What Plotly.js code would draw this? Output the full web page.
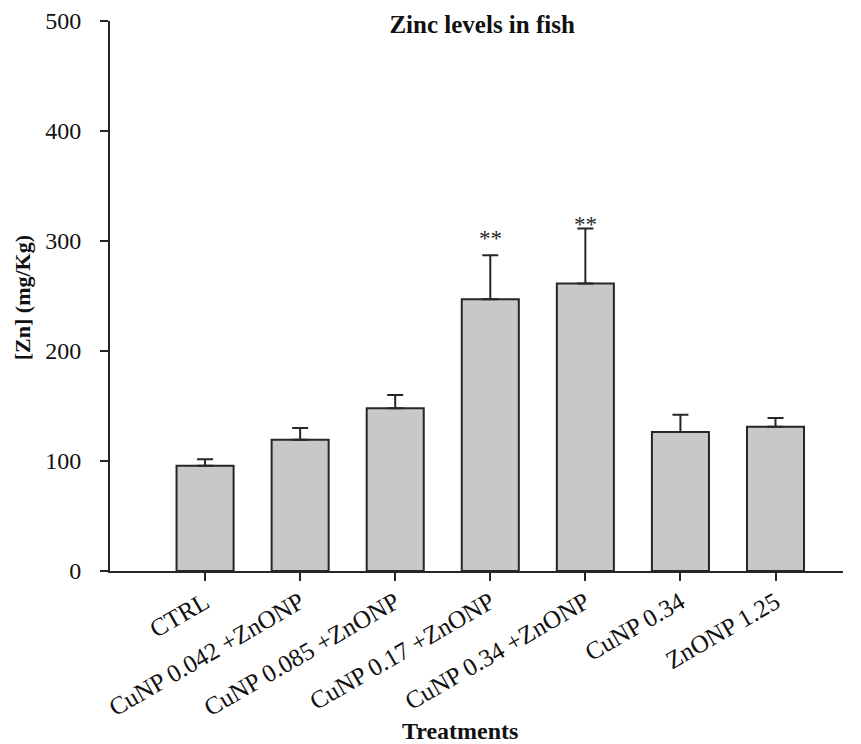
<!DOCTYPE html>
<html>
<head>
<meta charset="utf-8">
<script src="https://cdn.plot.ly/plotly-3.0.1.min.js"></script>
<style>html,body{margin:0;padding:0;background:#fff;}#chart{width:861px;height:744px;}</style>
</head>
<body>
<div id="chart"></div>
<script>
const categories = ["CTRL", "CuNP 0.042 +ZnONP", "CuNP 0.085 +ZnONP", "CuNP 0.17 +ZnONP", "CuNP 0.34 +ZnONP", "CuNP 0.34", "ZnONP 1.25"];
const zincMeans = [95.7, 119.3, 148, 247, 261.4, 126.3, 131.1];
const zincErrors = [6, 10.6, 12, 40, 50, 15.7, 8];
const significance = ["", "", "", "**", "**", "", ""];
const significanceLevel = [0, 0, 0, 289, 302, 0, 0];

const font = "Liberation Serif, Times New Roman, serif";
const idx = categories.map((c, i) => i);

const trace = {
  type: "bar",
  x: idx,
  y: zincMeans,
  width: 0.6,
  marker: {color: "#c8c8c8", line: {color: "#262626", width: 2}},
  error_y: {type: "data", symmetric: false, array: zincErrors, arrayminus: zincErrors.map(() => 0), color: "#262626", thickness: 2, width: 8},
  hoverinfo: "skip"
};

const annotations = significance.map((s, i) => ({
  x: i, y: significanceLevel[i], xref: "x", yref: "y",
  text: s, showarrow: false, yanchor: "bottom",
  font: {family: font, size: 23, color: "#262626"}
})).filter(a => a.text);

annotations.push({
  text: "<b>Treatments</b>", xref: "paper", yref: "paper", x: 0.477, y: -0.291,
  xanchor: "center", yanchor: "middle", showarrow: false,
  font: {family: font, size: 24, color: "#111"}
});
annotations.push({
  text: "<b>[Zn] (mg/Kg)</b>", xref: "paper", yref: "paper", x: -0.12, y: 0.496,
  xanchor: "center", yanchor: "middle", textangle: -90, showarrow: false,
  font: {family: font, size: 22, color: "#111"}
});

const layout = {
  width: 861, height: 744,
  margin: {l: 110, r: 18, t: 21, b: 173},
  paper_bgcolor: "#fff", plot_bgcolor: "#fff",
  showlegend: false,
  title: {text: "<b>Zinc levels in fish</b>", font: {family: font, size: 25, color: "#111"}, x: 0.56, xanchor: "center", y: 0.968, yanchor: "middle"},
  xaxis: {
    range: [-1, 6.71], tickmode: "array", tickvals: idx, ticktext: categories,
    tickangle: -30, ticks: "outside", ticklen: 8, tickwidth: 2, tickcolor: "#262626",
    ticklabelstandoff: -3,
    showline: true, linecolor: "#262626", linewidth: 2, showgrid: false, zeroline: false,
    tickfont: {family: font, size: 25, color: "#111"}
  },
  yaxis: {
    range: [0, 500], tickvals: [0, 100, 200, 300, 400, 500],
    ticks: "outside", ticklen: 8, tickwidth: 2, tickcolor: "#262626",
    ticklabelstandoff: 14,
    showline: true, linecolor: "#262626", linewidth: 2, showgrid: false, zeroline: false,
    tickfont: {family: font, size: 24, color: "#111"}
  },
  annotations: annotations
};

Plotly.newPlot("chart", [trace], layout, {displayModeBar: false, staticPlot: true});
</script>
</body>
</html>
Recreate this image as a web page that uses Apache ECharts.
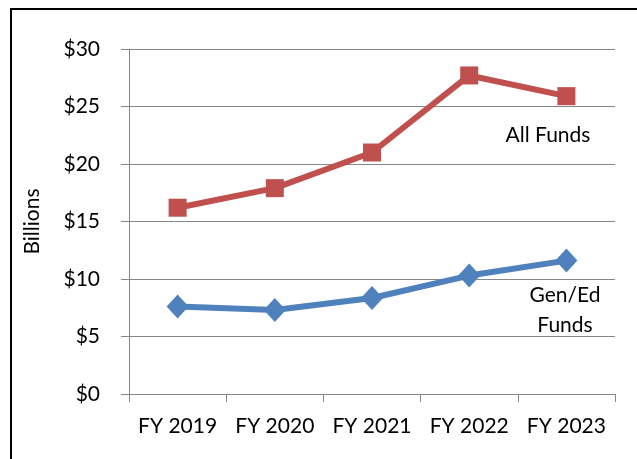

**Short exercise:** Provide only the count of lines in the data above that include the string "page".

**Response:** 2